» INFORMATION SHOWN
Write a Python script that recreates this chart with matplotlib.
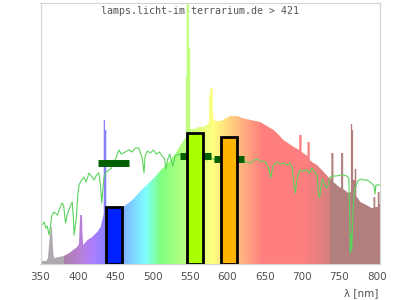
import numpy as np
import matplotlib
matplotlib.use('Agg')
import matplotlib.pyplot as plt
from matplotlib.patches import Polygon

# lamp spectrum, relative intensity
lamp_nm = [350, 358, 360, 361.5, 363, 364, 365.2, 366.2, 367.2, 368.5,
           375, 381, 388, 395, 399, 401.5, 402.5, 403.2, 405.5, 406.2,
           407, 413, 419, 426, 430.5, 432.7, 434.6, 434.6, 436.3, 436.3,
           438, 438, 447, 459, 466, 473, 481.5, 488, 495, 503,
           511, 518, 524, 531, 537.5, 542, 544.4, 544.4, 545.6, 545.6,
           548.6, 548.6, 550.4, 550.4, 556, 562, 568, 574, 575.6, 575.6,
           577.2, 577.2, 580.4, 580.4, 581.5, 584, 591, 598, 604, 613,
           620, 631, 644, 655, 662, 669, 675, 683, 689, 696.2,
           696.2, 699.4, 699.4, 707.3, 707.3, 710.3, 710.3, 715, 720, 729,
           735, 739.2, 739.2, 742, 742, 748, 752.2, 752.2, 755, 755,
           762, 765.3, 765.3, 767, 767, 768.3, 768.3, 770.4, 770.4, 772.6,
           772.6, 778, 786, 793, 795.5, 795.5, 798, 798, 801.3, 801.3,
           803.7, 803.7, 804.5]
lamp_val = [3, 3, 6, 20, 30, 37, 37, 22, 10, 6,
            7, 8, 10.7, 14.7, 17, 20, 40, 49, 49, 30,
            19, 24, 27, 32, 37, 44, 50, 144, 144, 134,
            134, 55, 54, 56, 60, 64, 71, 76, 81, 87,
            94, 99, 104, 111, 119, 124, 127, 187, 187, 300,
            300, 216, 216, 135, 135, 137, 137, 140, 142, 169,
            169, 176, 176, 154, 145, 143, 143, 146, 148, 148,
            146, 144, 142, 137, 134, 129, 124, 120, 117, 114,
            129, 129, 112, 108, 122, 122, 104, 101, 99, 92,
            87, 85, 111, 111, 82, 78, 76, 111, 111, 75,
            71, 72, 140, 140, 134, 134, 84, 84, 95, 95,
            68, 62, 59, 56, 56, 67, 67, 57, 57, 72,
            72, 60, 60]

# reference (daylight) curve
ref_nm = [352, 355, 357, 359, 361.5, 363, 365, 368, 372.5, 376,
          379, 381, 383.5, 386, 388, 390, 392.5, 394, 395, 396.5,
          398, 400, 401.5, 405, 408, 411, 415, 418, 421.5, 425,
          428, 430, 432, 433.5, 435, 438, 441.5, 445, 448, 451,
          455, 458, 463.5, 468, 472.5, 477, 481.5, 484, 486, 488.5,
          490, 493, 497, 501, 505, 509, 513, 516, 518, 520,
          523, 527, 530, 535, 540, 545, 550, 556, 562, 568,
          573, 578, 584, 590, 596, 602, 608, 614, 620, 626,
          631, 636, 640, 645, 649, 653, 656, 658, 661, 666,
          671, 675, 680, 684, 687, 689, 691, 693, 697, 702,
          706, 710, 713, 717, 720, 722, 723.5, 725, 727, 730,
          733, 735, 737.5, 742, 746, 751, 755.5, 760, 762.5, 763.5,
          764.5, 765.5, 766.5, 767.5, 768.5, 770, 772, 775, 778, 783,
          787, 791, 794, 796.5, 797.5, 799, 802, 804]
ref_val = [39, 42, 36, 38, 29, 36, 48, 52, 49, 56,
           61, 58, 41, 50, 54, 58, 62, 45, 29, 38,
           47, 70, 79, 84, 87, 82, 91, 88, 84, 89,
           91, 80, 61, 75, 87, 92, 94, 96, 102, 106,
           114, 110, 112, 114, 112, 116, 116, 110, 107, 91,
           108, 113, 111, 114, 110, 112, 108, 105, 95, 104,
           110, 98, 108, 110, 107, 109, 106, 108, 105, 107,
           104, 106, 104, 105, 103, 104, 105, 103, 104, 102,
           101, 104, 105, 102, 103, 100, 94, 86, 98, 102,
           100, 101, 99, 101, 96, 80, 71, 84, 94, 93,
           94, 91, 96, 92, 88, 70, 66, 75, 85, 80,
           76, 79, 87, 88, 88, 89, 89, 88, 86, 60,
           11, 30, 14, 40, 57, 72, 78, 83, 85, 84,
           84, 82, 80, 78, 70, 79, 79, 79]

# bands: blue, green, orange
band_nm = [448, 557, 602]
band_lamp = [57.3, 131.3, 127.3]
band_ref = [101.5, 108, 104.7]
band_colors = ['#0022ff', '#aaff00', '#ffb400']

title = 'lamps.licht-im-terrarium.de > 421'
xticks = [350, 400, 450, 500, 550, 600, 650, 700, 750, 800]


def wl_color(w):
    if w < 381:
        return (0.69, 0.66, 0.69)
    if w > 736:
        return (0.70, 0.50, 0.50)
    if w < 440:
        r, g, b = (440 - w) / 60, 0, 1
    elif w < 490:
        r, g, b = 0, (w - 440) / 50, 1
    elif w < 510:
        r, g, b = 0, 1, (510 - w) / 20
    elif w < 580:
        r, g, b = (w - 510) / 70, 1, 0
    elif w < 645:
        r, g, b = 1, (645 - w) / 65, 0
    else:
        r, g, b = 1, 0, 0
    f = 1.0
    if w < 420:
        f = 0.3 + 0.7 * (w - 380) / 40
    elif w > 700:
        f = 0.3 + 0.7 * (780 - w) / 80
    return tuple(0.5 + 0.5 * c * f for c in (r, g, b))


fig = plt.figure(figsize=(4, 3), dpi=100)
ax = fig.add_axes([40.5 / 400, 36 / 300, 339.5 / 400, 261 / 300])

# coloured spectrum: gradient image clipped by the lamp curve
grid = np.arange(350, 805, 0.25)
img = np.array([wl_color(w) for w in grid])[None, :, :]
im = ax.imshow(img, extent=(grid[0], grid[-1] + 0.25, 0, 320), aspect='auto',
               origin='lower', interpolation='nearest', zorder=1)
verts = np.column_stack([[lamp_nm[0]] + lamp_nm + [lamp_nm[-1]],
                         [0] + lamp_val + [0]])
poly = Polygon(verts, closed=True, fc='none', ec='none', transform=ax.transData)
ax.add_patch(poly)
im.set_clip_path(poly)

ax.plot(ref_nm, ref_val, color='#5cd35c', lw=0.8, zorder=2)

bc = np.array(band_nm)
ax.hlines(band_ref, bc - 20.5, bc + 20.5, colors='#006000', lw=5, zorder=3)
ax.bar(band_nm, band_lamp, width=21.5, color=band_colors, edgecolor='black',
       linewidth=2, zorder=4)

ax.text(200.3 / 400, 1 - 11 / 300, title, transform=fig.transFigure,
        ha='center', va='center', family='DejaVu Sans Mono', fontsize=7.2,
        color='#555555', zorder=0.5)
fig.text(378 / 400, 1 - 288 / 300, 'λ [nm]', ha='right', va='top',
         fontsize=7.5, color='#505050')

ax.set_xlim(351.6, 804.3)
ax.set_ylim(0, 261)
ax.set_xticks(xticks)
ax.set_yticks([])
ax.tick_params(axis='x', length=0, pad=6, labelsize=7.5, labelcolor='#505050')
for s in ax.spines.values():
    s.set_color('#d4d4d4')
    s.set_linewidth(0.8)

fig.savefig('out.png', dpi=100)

» WORK INSTRUCTIONS
Copy the data word for word. Pictures do not go in the copy.

» ANSWER FOR THE TASK
Write a Python script that recreates this chart with matplotlib.
import numpy as np
import matplotlib
matplotlib.use('Agg')
import matplotlib.pyplot as plt
from matplotlib.patches import Polygon

# lamp spectrum, relative intensity
lamp_nm = [350, 358, 360, 361.5, 363, 364, 365.2, 366.2, 367.2, 368.5,
           375, 381, 388, 395, 399, 401.5, 402.5, 403.2, 405.5, 406.2,
           407, 413, 419, 426, 430.5, 432.7, 434.6, 434.6, 436.3, 436.3,
           438, 438, 447, 459, 466, 473, 481.5, 488, 495, 503,
           511, 518, 524, 531, 537.5, 542, 544.4, 544.4, 545.6, 545.6,
           548.6, 548.6, 550.4, 550.4, 556, 562, 568, 574, 575.6, 575.6,
           577.2, 577.2, 580.4, 580.4, 581.5, 584, 591, 598, 604, 613,
           620, 631, 644, 655, 662, 669, 675, 683, 689, 696.2,
           696.2, 699.4, 699.4, 707.3, 707.3, 710.3, 710.3, 715, 720, 729,
           735, 739.2, 739.2, 742, 742, 748, 752.2, 752.2, 755, 755,
           762, 765.3, 765.3, 767, 767, 768.3, 768.3, 770.4, 770.4, 772.6,
           772.6, 778, 786, 793, 795.5, 795.5, 798, 798, 801.3, 801.3,
           803.7, 803.7, 804.5]
lamp_val = [3, 3, 6, 20, 30, 37, 37, 22, 10, 6,
            7, 8, 10.7, 14.7, 17, 20, 40, 49, 49, 30,
            19, 24, 27, 32, 37, 44, 50, 144, 144, 134,
            134, 55, 54, 56, 60, 64, 71, 76, 81, 87,
            94, 99, 104, 111, 119, 124, 127, 187, 187, 300,
            300, 216, 216, 135, 135, 137, 137, 140, 142, 169,
            169, 176, 176, 154, 145, 143, 143, 146, 148, 148,
            146, 144, 142, 137, 134, 129, 124, 120, 117, 114,
            129, 129, 112, 108, 122, 122, 104, 101, 99, 92,
            87, 85, 111, 111, 82, 78, 76, 111, 111, 75,
            71, 72, 140, 140, 134, 134, 84, 84, 95, 95,
            68, 62, 59, 56, 56, 67, 67, 57, 57, 72,
            72, 60, 60]

# reference (daylight) curve
ref_nm = [352, 355, 357, 359, 361.5, 363, 365, 368, 372.5, 376,
          379, 381, 383.5, 386, 388, 390, 392.5, 394, 395, 396.5,
          398, 400, 401.5, 405, 408, 411, 415, 418, 421.5, 425,
          428, 430, 432, 433.5, 435, 438, 441.5, 445, 448, 451,
          455, 458, 463.5, 468, 472.5, 477, 481.5, 484, 486, 488.5,
          490, 493, 497, 501, 505, 509, 513, 516, 518, 520,
          523, 527, 530, 535, 540, 545, 550, 556, 562, 568,
          573, 578, 584, 590, 596, 602, 608, 614, 620, 626,
          631, 636, 640, 645, 649, 653, 656, 658, 661, 666,
          671, 675, 680, 684, 687, 689, 691, 693, 697, 702,
          706, 710, 713, 717, 720, 722, 723.5, 725, 727, 730,
          733, 735, 737.5, 742, 746, 751, 755.5, 760, 762.5, 763.5,
          764.5, 765.5, 766.5, 767.5, 768.5, 770, 772, 775, 778, 783,
          787, 791, 794, 796.5, 797.5, 799, 802, 804]
ref_val = [39, 42, 36, 38, 29, 36, 48, 52, 49, 56,
           61, 58, 41, 50, 54, 58, 62, 45, 29, 38,
           47, 70, 79, 84, 87, 82, 91, 88, 84, 89,
           91, 80, 61, 75, 87, 92, 94, 96, 102, 106,
           114, 110, 112, 114, 112, 116, 116, 110, 107, 91,
           108, 113, 111, 114, 110, 112, 108, 105, 95, 104,
           110, 98, 108, 110, 107, 109, 106, 108, 105, 107,
           104, 106, 104, 105, 103, 104, 105, 103, 104, 102,
           101, 104, 105, 102, 103, 100, 94, 86, 98, 102,
           100, 101, 99, 101, 96, 80, 71, 84, 94, 93,
           94, 91, 96, 92, 88, 70, 66, 75, 85, 80,
           76, 79, 87, 88, 88, 89, 89, 88, 86, 60,
           11, 30, 14, 40, 57, 72, 78, 83, 85, 84,
           84, 82, 80, 78, 70, 79, 79, 79]

# bands: blue, green, orange
band_nm = [448, 557, 602]
band_lamp = [57.3, 131.3, 127.3]
band_ref = [101.5, 108, 104.7]
band_colors = ['#0022ff', '#aaff00', '#ffb400']

title = 'lamps.licht-im-terrarium.de > 421'
xticks = [350, 400, 450, 500, 550, 600, 650, 700, 750, 800]


def wl_color(w):
    if w < 381:
        return (0.69, 0.66, 0.69)
    if w > 736:
        return (0.70, 0.50, 0.50)
    if w < 440:
        r, g, b = (440 - w) / 60, 0, 1
    elif w < 490:
        r, g, b = 0, (w - 440) / 50, 1
    elif w < 510:
        r, g, b = 0, 1, (510 - w) / 20
    elif w < 580:
        r, g, b = (w - 510) / 70, 1, 0
    elif w < 645:
        r, g, b = 1, (645 - w) / 65, 0
    else:
        r, g, b = 1, 0, 0
    f = 1.0
    if w < 420:
        f = 0.3 + 0.7 * (w - 380) / 40
    elif w > 700:
        f = 0.3 + 0.7 * (780 - w) / 80
    return tuple(0.5 + 0.5 * c * f for c in (r, g, b))


fig = plt.figure(figsize=(4, 3), dpi=100)
ax = fig.add_axes([40.5 / 400, 36 / 300, 339.5 / 400, 261 / 300])

# coloured spectrum: gradient image clipped by the lamp curve
grid = np.arange(350, 805, 0.25)
img = np.array([wl_color(w) for w in grid])[None, :, :]
im = ax.imshow(img, extent=(grid[0], grid[-1] + 0.25, 0, 320), aspect='auto',
               origin='lower', interpolation='nearest', zorder=1)
verts = np.column_stack([[lamp_nm[0]] + lamp_nm + [lamp_nm[-1]],
                         [0] + lamp_val + [0]])
poly = Polygon(verts, closed=True, fc='none', ec='none', transform=ax.transData)
ax.add_patch(poly)
im.set_clip_path(poly)

ax.plot(ref_nm, ref_val, color='#5cd35c', lw=0.8, zorder=2)

bc = np.array(band_nm)
ax.hlines(band_ref, bc - 20.5, bc + 20.5, colors='#006000', lw=5, zorder=3)
ax.bar(band_nm, band_lamp, width=21.5, color=band_colors, edgecolor='black',
       linewidth=2, zorder=4)

ax.text(200.3 / 400, 1 - 11 / 300, title, transform=fig.transFigure,
        ha='center', va='center', family='DejaVu Sans Mono', fontsize=7.2,
        color='#555555', zorder=0.5)
fig.text(378 / 400, 1 - 288 / 300, 'λ [nm]', ha='right', va='top',
         fontsize=7.5, color='#505050')

ax.set_xlim(351.6, 804.3)
ax.set_ylim(0, 261)
ax.set_xticks(xticks)
ax.set_yticks([])
ax.tick_params(axis='x', length=0, pad=6, labelsize=7.5, labelcolor='#505050')
for s in ax.spines.values():
    s.set_color('#d4d4d4')
    s.set_linewidth(0.8)

fig.savefig('out.png', dpi=100)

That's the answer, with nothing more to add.